The new viral PSI gene arrangement reported here, psaD->C->A->B, is minimal compared with the other known viral arrangement, psaJF->C->A->B->K->E->D, however, PSI containing only PsaA, B, C and D proteins are believed to be an important step in the evolution of PSI (Nelson, 2011). It is therefore intriguing that this minimal psaD->C->A->B arrangement is the one observed on phages and would suggest that this minimal set is functional.
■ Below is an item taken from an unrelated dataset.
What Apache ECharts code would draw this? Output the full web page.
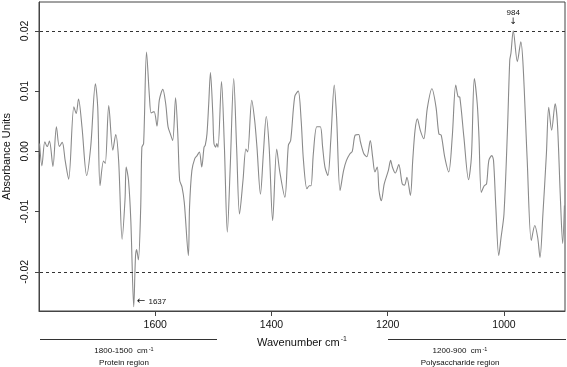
<!DOCTYPE html>
<html>
<head>
<meta charset="utf-8">
<script src="https://cdn.jsdelivr.net/npm/echarts@6/dist/echarts.min.js"></script>
<style>
html, body { margin: 0; padding: 0; background: #fff; }
#chart { width: 567px; height: 367px; }
</style>
</head>
<body>
<div id="chart"></div>
<script>
// spectrum (wavenumber in cm-1, absorbance units)
const wavenumber = [
  1799, 1795, 1790, 1786, 1782, 1776, 1770, 1765, 1760, 1755, 1749, 1740, 1736, 1732, 1726,
  1718, 1711, 1703, 1699, 1695, 1689, 1686, 1680, 1673, 1668, 1663, 1657, 1652, 1650,
  1646, 1642, 1637, 1634, 1632, 1629, 1625, 1623, 1620, 1615, 1610, 1607, 1602, 1597, 1593,
  1587, 1582, 1578, 1574, 1570, 1565, 1561, 1558, 1554, 1550, 1543, 1541, 1537, 1532, 1528,
  1524, 1520, 1516, 1514, 1511, 1508, 1505, 1501,
  1499, 1496, 1494, 1492, 1486, 1481, 1476, 1471, 1465, 1460, 1455, 1449, 1444, 1441, 1434,
  1429, 1425, 1419, 1414, 1409, 1404, 1398, 1391, 1386, 1377, 1371, 1367, 1360, 1354, 1349,
  1345, 1339, 1335, 1332, 1328, 1322, 1316, 1312, 1308, 1303, 1298, 1292, 1288, 1282, 1276,
  1271, 1265, 1261, 1256, 1250, 1247, 1241, 1236, 1230, 1226, 1222, 1218, 1215, 1211, 1206, 1199,
  1195, 1192, 1187, 1181, 1175, 1171, 1167, 1161, 1157, 1153, 1149, 1144, 1138, 1132, 1124,
  1117, 1112, 1108, 1102, 1095, 1089, 1083, 1079, 1076, 1069, 1061, 1056, 1051,
  1046, 1043, 1039, 1034, 1030, 1026, 1021, 1018, 1014, 1009, 1005, 1000, 994, 990, 988,
  984, 977, 971, 967, 960, 953, 947, 942, 938, 933, 927, 923, 918, 912, 908, 903, 899, 896
];
const absorbance = [
  0.0013, -0.0024, 0.0016, 0.0008, 0.0017, -0.0025, 0.0041, 0.0008, 0.0015, -0.0015, -0.0046, 0.0074, 0.0063, 0.0087, 0.0040,
  -0.0040, 0.0008, 0.0112, 0.0074, -0.0057, -0.0016, -0.0020, 0.0076, 0.0002, 0.0028, -0.0015, -0.0146, -0.0080, -0.0026,
  -0.0048, -0.0115, -0.0258, -0.0175, -0.0163, -0.0180, -0.0093, 0.0007, 0.0013, 0.0165, 0.0091, 0.0064, 0.0066, 0.0042, 0.0085,
  0.0103, 0.0079, 0.0041, 0.0029, 0.0018, 0.0089, 0.0024, -0.0048, -0.0059, -0.0085, -0.0173, -0.0093, -0.0032, -0.0012, -0.0007,
  -0.0001, -0.0026, 0.0007, 0.0010, 0.0029, 0.0079, 0.0131, 0.0063,
  0.0013, 0.0007, 0.0013, 0.0007, 0.0116, 0.0007, -0.0134, -0.0026, 0.0121, 0.0007, -0.0104, -0.0048, 0.0004, -0.0001, 0.0085,
  0.0052, 0.0007, -0.0071, -0.0004, 0.0058, 0.0007, -0.0115, 0.0004, -0.0032, -0.0076, 0.0010, 0.0018, 0.0091, 0.0100, 0.0052,
  -0.0015, -0.0062, -0.0057, -0.0057, -0.0004, 0.0041, 0.0041, 0.0007, -0.0026, -0.0040, 0.0018, 0.0110, 0.0057, -0.0065, -0.0032,
  -0.0015, -0.0004, 0.0000, 0.0027, 0.0028, 0.0016, -0.0004, -0.0009, 0.0018, -0.0009, -0.0034, -0.0026, -0.0065, -0.0082, -0.0054, -0.0032,
  -0.0015, -0.0026, -0.0036, -0.0022, -0.0054, -0.0056, -0.0043, -0.0073, -0.0015, 0.0035, 0.0054, 0.0035, 0.0021, 0.0071, 0.0104,
  0.0074, 0.0029, 0.0027, -0.0009, -0.0034, 0.0024, 0.0110, 0.0091, 0.0090, 0.0024, -0.0047, -0.0009, 0.0121,
  0.0079, 0.0024, -0.0068, -0.0057, -0.0054, -0.0015, -0.0007, -0.0015, -0.0093, -0.0173, -0.0143, -0.0104, 0.0035, 0.0152, 0.0163,
  0.0200, 0.0149, 0.0182, 0.0141, -0.0015, -0.0148, -0.0123, -0.0143, -0.0176, -0.0104, -0.0004, 0.0073, 0.0035, 0.0079, 0.0046, -0.0076, -0.0153, -0.0090
];

const xTicks = [1600, 1400, 1200, 1000];
const yTicks = [-0.02, -0.01, 0, 0.01, 0.02];
const thresholds = [0.02, -0.02];
const peakUp = 984;
const peakDown = 1637;

const FONT = 'Liberation Sans, Arial, sans-serif';

var myChart = echarts.init(document.getElementById('chart'));

const seriesData = wavenumber.map(function (w, i) { return [w, absorbance[i]]; });
const valueAt = function (w) { return absorbance[wavenumber.indexOf(w)]; };

option = {
    animation: false,
    grid: {
        left: 39, right: 2, top: 2, bottom: 56,
        outerBoundsMode: 'none',
        containLabel: false,
        show: true, borderColor: '#444', borderWidth: 1
    },
    xAxis: {
        type: 'value',
        inverse: true,
        min: 895,
        max: 1800,
        name: '{n|Wavenumber cm}{s|-1}',
        nameLocation: 'middle',
        nameGap: 25,
        nameTextStyle: {
            rich: {
                n: { fontFamily: FONT, fontSize: 11, color: '#111' },
                s: { fontFamily: FONT, fontSize: 7, color: '#111', padding: [0, 0, 6, 1] }
            }
        },
        axisLine: { show: true, onZero: false, lineStyle: { color: '#444' } },
        axisTick: { show: true, length: 5, customValues: xTicks, lineStyle: { color: '#444' } },
        axisLabel: {
            customValues: xTicks, margin: 9, fontFamily: FONT, fontSize: 10.5, color: '#111',
            formatter: function (v) { return String(v); }
        },
        splitLine: { show: false }
    },
    yAxis: {
        type: 'value',
        min: -0.0265,
        max: 0.0248,
        name: 'Absorbance Units',
        nameLocation: 'middle',
        nameGap: 27,
        nameTextStyle: { fontFamily: FONT, fontSize: 11, color: '#111' },
        axisLine: { show: true, lineStyle: { color: '#444' } },
        axisTick: { show: true, length: 4, customValues: yTicks, lineStyle: { color: '#444' } },
        axisLabel: {
            customValues: yTicks, rotate: 90, margin: 8,
            fontFamily: FONT, fontSize: 10.5, color: '#111',
            formatter: function (v) { return v.toFixed(2); }
        },
        splitLine: { show: false }
    },
    series: [{
        type: 'line',
        data: seriesData,
        smooth: 0.3,
        showSymbol: false,
        lineStyle: { color: '#8a8a8a', width: 1.1 },
        markLine: {
            silent: true,
            symbol: 'none',
            label: { show: false },
            lineStyle: { color: '#333', width: 1, type: [3, 3] },
            data: thresholds.map(function (t) { return { yAxis: t }; })
        },
        markPoint: {
            silent: true,
            symbol: 'circle',
            symbolSize: 0,
            data: [{
                coord: [peakUp, valueAt(peakUp)],
                label: {
                    show: true, position: 'top', distance: 4,
                    formatter: '{t|' + peakUp + '}\n{a|↓}',
                    rich: {
                        t: { fontFamily: FONT, fontSize: 8, color: '#111', lineHeight: 9 },
                        a: { fontFamily: 'DejaVu Sans', fontSize: 9, color: '#111', lineHeight: 10, align: 'center' }
                    }
                }
            }, {
                coord: [peakDown, valueAt(peakDown)],
                label: {
                    show: true, position: 'right', distance: 3, offset: [0, -5],
                    formatter: '{a|←} {t|' + peakDown + '}',
                    rich: {
                        t: { fontFamily: FONT, fontSize: 8, color: '#111' },
                        a: { fontFamily: 'DejaVu Sans', fontSize: 10, color: '#111' }
                    }
                }
            }]
        }
    }],
    graphic: [
        { type: 'line', shape: { x1: 40, y1: 339.5, x2: 217, y2: 339.5 }, style: { stroke: '#333', lineWidth: 1 } },
        { type: 'line', shape: { x1: 388, y1: 339.5, x2: 566, y2: 339.5 }, style: { stroke: '#333', lineWidth: 1 } },
        {
            type: 'text', x: 124, y: 351,
            style: {
                text: '{n|1800-1500  cm}{s|-1}', align: 'center', verticalAlign: 'middle',
                rich: {
                    n: { fontFamily: FONT, fontSize: 8, fill: '#111' },
                    s: { fontFamily: FONT, fontSize: 5.5, fill: '#111', padding: [0, 0, 4, 1] }
                }
            }
        },
        { type: 'text', x: 124, y: 363, style: { text: 'Protein region', align: 'center', verticalAlign: 'middle', fontFamily: FONT, fontSize: 8, fill: '#111' } },
        {
            type: 'text', x: 460, y: 351,
            style: {
                text: '{n|1200-900  cm}{s|-1}', align: 'center', verticalAlign: 'middle',
                rich: {
                    n: { fontFamily: FONT, fontSize: 8, fill: '#111' },
                    s: { fontFamily: FONT, fontSize: 5.5, fill: '#111', padding: [0, 0, 4, 1] }
                }
            }
        },
        { type: 'text', x: 460, y: 363, style: { text: 'Polysaccharide region', align: 'center', verticalAlign: 'middle', fontFamily: FONT, fontSize: 8, fill: '#111' } }
    ]
};
myChart.setOption(option);
</script>
</body>
</html>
We have not ruled out the possibility that clone 9984 and related reads originate from yet uncultured cyanobacteria, however, based on the existence of two viral proteins on clone 9984 and one on read JCVI_READ_1103242427903, the amplification from viral concentrate, and the unique gene arrangement, we suggest that the observed PSI GOS sequences, although rare, are authentic and represents new viral PSI gene organizations, which needs to be further explored.